Hong Kong office investment down 21% in Q1
Investment activity was concentrated in several mega-sized office deals.
Colliers says Hong Kong’s property investment market remained anchored by office and accommodation assets in the first quarter, with sustained end-user demand supporting major transactions despite a slowdown in office investment volumes.
According to Colliers, office investment transactions above HKD100 million totalled HKD8.7 billion in Q1, down 21% quarter-on-quarter from a high base in Q4 2025. Activity was concentrated in several mega-sized office deals, including acquisitions by JD Property and City University of Hong Kong, highlighting continued end-user interest in the sector.

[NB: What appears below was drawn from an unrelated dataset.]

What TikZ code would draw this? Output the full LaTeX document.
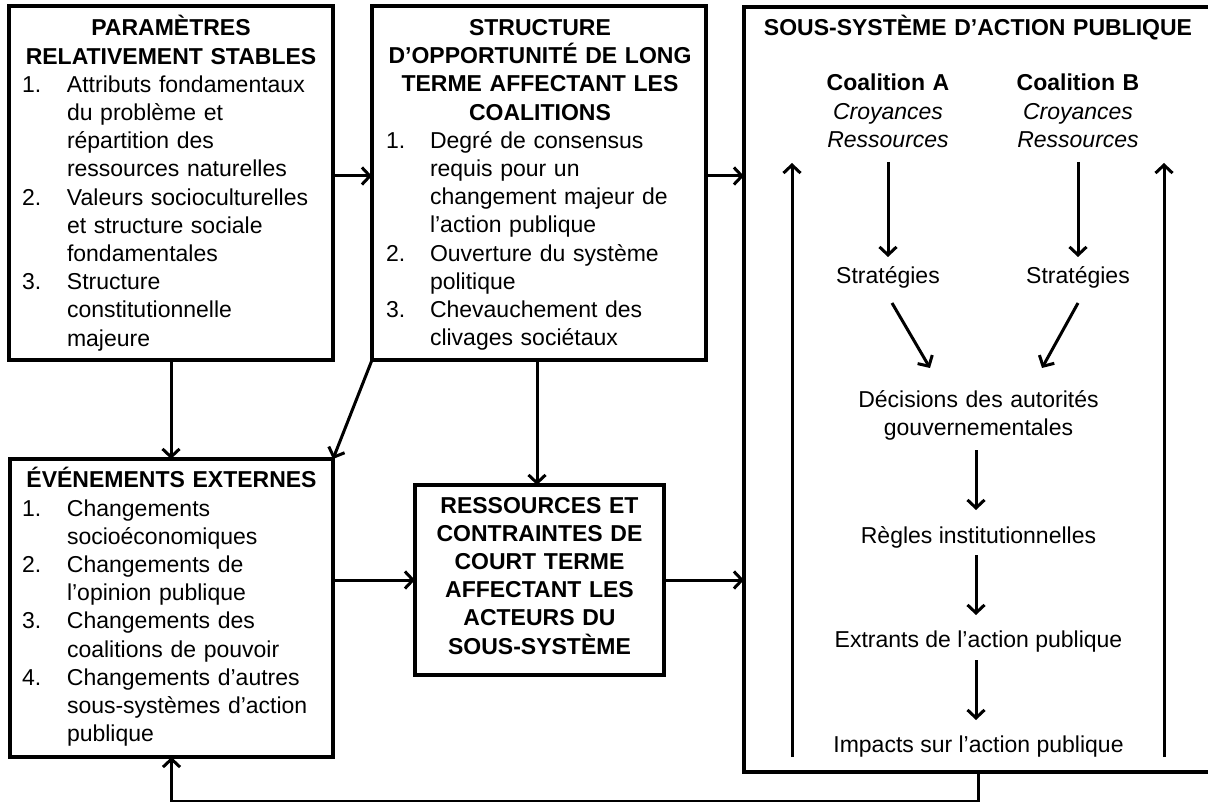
\documentclass[tikz,border=0pt]{standalone}
\usepackage{fontspec}
\setmainfont{Liberation Sans}
\usetikzlibrary{arrows.meta}
\newcommand\lnum[2][45pt]{\makebox[#1][l]{#2}}
\newcommand\lind[1][45pt]{\hspace*{#1}}
\begin{document}
\begin{tikzpicture}[x=1pt,y=-1pt,
  boxst/.style={draw, line width=3.2pt, anchor=north west, inner sep=0pt, outer sep=0pt},
  arr/.style={line width=3pt, -{Straight Barb[length=8pt,width=17pt]}},
  txt/.style={inner sep=0pt, outer sep=0pt, font=\fontsize{23}{28.2}\selectfont},
  lst/.style={txt, anchor=base west, align=left, text width=#1},
  ctr/.style={txt, anchor=base, align=center, text width=#1},
]
\useasboundingbox (0,0) rectangle (1208,802);

% boxes
\node[boxst, minimum width=324pt, minimum height=354pt] (p) at (9,6) {};
\node[boxst, minimum width=334pt, minimum height=354pt] (s) at (372,6) {};
\node[boxst, minimum width=468pt, minimum height=765pt] (sub) at (744,7) {};
\node[boxst, minimum width=323pt, minimum height=298pt] (e) at (10,459) {};
\node[boxst, minimum width=249pt, minimum height=190pt] (r) at (415,485) {};

% box 1
\node[ctr=320pt] (pt) at (171,36) {\bfseries PARAMÈTRES\\RELATIVEMENT STABLES};
\node[lst=310pt] (pl) at (22,92.4) {\lnum{1.}Attributs fondamentaux\\
\lind du problème et\\
\lind répartition des\\
\lind ressources naturelles\\
\lnum{2.}Valeurs socioculturelles\\
\lind et structure sociale\\
\lind fondamentales\\
\lnum{3.}Structure\\
\lind constitutionnelle\\
\lind majeure};

% box 2
\node[ctr=330pt] (st) at (540,35.5) {\bfseries STRUCTURE\\D’OPPORTUNITÉ DE LONG\\TERME AFFECTANT LES\\COALITIONS};
\node[lst=315pt] (sl) at (386,148.3) {\lnum[44pt]{1.}Degré de consensus\\
\lind[44pt]requis pour un\\
\lind[44pt]changement majeur de\\
\lind[44pt]l’action publique\\
\lnum[44pt]{2.}Ouverture du système\\
\lind[44pt]politique\\
\lnum[44pt]{3.}Chevauchement des\\
\lind[44pt]clivages sociétaux};

% box 4
\node[ctr=320pt] (et) at (171.5,487) {\bfseries ÉVÉNEMENTS EXTERNES};
\node[lst=310pt] (el) at (22,516) {\lnum{1.}Changements\\
\lind socioéconomiques\\
\lnum{2.}Changements de\\
\lind l’opinion publique\\
\lnum{3.}Changements des\\
\lind coalitions de pouvoir\\
\lnum{4.}Changements d’autres\\
\lind sous-systèmes d’action\\
\lind publique};

% box 5
\node[ctr=245pt] (rt) at (539.5,513) {\bfseries RESSOURCES ET\\CONTRAINTES DE\\COURT TERME\\AFFECTANT LES\\ACTEURS DU\\SOUS-SYSTÈME};

% box 3
\node[ctr=450pt] (subt) at (978,36) {\bfseries SOUS-SYSTÈME D’ACTION PUBLIQUE};
\node[ctr=200pt] (coalA) at (888,91) {\textbf{Coalition A}\\\textit{Croyances}\\\textit{Ressources}};
\node[ctr=200pt] (coalB) at (1078,91) {\textbf{Coalition B}\\\textit{Croyances}\\\textit{Ressources}};
\node[txt, anchor=base] (stratA) at (888,284) {Stratégies};
\node[txt, anchor=base] (stratB) at (1078,284) {Stratégies};
\node[ctr=300pt] (dec) at (978.5,407) {Décisions des autorités\\gouvernementales};
\node[txt, anchor=base] (regl) at (978.5,543) {Règles institutionnelles};
\node[txt, anchor=base] (extr) at (978.5,647) {Extrants de l’action publique};
\node[txt, anchor=base] (imp) at (978.5,752) {Impacts sur l’action publique};

\coordinate (lb) at (792,757);
\coordinate (lt) at (792,163);
\coordinate (rb) at (1164,757);
\coordinate (rtop) at (1164,163);

% connectors inside subsystem
\draw[arr] ([yshift=-71pt]coalA.base) -- ([yshift=27pt]stratA.base);
\draw[arr] ([yshift=-71pt]coalB.base) -- ([yshift=27pt]stratB.base);
\draw[arr] ([xshift=4pt,yshift=-19pt]stratA.base) -- ([xshift=-48.5pt,yshift=39pt]dec.base);
\draw[arr] ([yshift=-19pt]stratB.base) -- ([xshift=63.5pt,yshift=39pt]dec.base);
\draw[arr] ([xshift=-2.5pt,yshift=-43pt]dec.base) -- ([xshift=-2.5pt,yshift=33pt]regl.base);
\draw[arr] ([xshift=-2.5pt,yshift=-12pt]regl.base) -- ([xshift=-2.5pt,yshift=32pt]extr.base);
\draw[arr] ([xshift=-2.5pt,yshift=-13pt]extr.base) -- ([xshift=-2.5pt,yshift=32pt]imp.base);
\draw[arr] (lb) -- (lt);
\draw[arr] (rb) -- (rtop);

% main connectors
\draw[arr] ([yshift=7pt]p.east) -- ([yshift=7pt]s.west);
\draw[arr] ([yshift=7pt]s.east) -- ([yshift=7pt]s.east -| sub.west);
\draw[arr] (p.south) -- (p.south |- e.north);
\draw[arr] (s.south west) -- (e.north east);
\draw[arr] ([xshift=-2pt]s.south) -- ([xshift=-2pt]s.south |- r.north);
\draw[arr] (e.east |- r.west) -- (r.west);
\draw[arr] (r.east) -- (r.east -| sub.west);
\draw[arr] (sub.south) -- ++(0,29) -| (e.south);
\end{tikzpicture}
\end{document}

The consultancy said the hotel and serviced apartment segment outperformed during the quarter, with Q1 transaction value reaching around 80% of total full-year 2025 volumes, underscoring strong investor appetite for accommodation assets.
Retail investment also recorded modest quarter-on-quarter growth, driven by acquisitions from two Chinese restaurant groups purchasing retail podium space, Colliers said.
Looking ahead, Colliers expects the office and accommodation sectors to remain the key drivers of Hong Kong’s investment market. The agency noted that office assets continue to trade at deep valuation discounts, creating attractive entry opportunities for end-users as prime rents show early signs of stabilisation.
Meanwhile, accommodation assets are increasingly viewed as a defensive value-add strategy, particularly among investors seeking exposure to policy-supported education growth.
Colliers added that despite ongoing geopolitical tensions in the Middle East, investor sentiment toward Hong Kong has become more constructive, with the city increasingly perceived as a safe-haven market offering pricing with a margin of safety. The consultancy said lower HIBOR levels, trending toward 2%, together with renewed capital inflows, are supporting stronger demand for stabilised, income-yielding assets.